• _Directions_: Will you output the lines between the ones holding "Generate a Python" and "import plotly.graph_objects as go", inclusive, exactly as they stand, and only those lines, with the pictures left out?

____ Exercise input

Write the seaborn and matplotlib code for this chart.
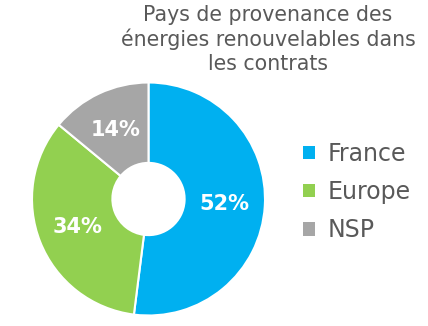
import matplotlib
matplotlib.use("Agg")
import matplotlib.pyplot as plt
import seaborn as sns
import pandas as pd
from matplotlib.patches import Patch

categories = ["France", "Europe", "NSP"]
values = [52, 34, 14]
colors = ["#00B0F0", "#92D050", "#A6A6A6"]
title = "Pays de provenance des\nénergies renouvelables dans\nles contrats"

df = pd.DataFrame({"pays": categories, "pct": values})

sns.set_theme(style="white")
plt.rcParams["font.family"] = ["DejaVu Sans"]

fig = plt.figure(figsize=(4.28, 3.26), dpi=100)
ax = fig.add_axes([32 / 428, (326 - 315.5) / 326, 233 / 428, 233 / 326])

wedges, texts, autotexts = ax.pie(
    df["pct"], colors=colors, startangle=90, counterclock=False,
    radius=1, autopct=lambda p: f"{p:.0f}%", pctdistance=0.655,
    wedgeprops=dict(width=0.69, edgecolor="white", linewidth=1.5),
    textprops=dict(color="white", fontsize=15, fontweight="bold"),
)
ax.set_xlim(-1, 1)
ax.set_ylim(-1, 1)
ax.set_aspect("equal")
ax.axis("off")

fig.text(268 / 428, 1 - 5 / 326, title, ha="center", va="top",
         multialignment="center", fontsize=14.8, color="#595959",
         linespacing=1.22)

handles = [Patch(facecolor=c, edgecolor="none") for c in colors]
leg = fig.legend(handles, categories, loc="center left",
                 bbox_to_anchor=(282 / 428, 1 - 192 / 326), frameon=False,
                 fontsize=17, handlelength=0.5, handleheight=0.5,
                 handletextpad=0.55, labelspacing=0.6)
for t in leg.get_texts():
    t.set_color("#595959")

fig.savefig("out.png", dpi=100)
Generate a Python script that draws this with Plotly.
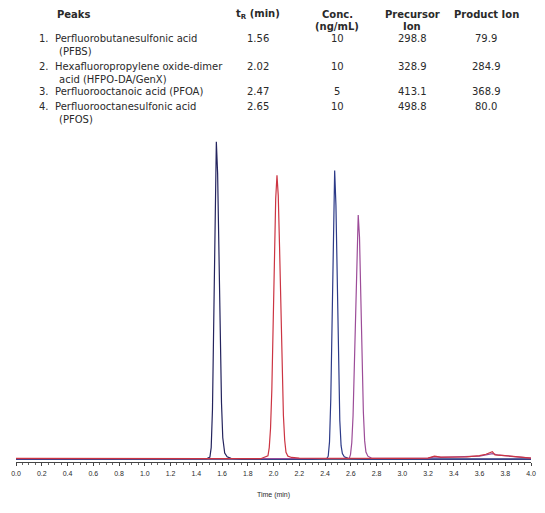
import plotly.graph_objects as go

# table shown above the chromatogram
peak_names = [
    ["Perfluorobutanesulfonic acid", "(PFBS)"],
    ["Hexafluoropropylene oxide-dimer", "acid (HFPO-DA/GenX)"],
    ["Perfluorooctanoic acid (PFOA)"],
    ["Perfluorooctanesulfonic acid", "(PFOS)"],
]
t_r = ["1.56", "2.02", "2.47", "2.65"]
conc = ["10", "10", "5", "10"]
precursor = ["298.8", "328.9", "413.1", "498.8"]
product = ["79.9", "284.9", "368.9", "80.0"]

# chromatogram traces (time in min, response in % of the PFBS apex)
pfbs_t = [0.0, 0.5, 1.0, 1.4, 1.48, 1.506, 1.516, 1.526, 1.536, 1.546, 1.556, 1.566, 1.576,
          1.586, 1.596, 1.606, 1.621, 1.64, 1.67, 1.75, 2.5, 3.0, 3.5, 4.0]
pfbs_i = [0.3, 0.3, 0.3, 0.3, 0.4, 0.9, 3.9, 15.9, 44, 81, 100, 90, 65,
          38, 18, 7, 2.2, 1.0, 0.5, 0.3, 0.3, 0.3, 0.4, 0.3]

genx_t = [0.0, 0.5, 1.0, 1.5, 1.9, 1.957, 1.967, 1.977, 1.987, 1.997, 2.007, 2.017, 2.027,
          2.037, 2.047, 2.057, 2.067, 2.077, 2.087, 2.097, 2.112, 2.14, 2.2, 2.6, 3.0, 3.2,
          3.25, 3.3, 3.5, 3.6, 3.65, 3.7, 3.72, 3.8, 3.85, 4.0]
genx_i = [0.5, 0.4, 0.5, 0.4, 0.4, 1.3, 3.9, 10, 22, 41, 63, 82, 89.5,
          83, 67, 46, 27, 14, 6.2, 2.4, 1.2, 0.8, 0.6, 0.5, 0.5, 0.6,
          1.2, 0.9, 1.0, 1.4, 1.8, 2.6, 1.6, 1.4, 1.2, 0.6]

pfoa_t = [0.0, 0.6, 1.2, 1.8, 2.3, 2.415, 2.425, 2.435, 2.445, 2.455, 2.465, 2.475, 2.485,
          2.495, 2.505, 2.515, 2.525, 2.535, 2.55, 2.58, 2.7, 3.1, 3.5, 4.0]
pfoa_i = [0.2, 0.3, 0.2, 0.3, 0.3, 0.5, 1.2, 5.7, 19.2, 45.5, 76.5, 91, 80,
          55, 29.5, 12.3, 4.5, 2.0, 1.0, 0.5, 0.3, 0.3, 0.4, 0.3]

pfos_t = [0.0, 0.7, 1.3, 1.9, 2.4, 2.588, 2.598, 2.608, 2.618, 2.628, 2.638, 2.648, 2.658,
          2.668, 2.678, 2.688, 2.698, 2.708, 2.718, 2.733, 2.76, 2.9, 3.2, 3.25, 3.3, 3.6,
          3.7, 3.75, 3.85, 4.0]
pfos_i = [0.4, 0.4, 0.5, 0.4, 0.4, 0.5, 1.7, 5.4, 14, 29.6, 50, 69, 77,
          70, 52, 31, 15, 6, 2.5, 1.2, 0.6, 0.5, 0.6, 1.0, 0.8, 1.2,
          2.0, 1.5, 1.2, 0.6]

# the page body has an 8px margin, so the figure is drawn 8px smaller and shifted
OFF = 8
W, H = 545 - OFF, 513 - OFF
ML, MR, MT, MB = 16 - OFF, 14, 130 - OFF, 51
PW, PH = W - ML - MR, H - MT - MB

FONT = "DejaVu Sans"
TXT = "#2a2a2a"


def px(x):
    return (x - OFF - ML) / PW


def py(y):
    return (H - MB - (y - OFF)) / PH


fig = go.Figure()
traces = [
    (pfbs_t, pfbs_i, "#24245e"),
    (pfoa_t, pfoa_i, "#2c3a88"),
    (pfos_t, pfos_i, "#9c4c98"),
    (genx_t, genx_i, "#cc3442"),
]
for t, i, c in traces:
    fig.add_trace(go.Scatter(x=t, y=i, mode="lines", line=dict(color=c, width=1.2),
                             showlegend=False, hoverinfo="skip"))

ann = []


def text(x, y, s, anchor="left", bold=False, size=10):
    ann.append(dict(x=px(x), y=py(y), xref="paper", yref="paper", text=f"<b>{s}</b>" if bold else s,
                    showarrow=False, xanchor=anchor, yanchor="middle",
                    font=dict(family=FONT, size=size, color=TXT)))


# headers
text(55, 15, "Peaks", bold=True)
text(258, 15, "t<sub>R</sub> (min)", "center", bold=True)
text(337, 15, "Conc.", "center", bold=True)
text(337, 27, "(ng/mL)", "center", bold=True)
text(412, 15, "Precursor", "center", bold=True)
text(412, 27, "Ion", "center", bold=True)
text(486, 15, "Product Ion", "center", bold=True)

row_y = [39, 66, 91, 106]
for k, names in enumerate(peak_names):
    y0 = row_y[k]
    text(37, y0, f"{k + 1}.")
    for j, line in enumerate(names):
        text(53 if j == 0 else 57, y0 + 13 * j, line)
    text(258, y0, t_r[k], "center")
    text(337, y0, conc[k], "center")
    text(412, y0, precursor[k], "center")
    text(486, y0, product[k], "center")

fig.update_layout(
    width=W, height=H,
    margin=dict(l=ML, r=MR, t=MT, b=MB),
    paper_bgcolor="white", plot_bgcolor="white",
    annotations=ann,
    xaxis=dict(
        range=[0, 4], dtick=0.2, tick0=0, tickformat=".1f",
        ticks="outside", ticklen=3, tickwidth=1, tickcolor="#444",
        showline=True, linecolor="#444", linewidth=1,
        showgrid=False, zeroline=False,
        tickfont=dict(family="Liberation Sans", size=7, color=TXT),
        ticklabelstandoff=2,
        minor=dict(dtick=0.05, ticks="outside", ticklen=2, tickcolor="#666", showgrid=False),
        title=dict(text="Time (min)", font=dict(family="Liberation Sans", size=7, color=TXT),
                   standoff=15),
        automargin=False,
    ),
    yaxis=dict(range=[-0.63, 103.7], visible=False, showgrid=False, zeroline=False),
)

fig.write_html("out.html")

________

• _Solution_:
Generate a Python script that draws this with Plotly.
import plotly.graph_objects as go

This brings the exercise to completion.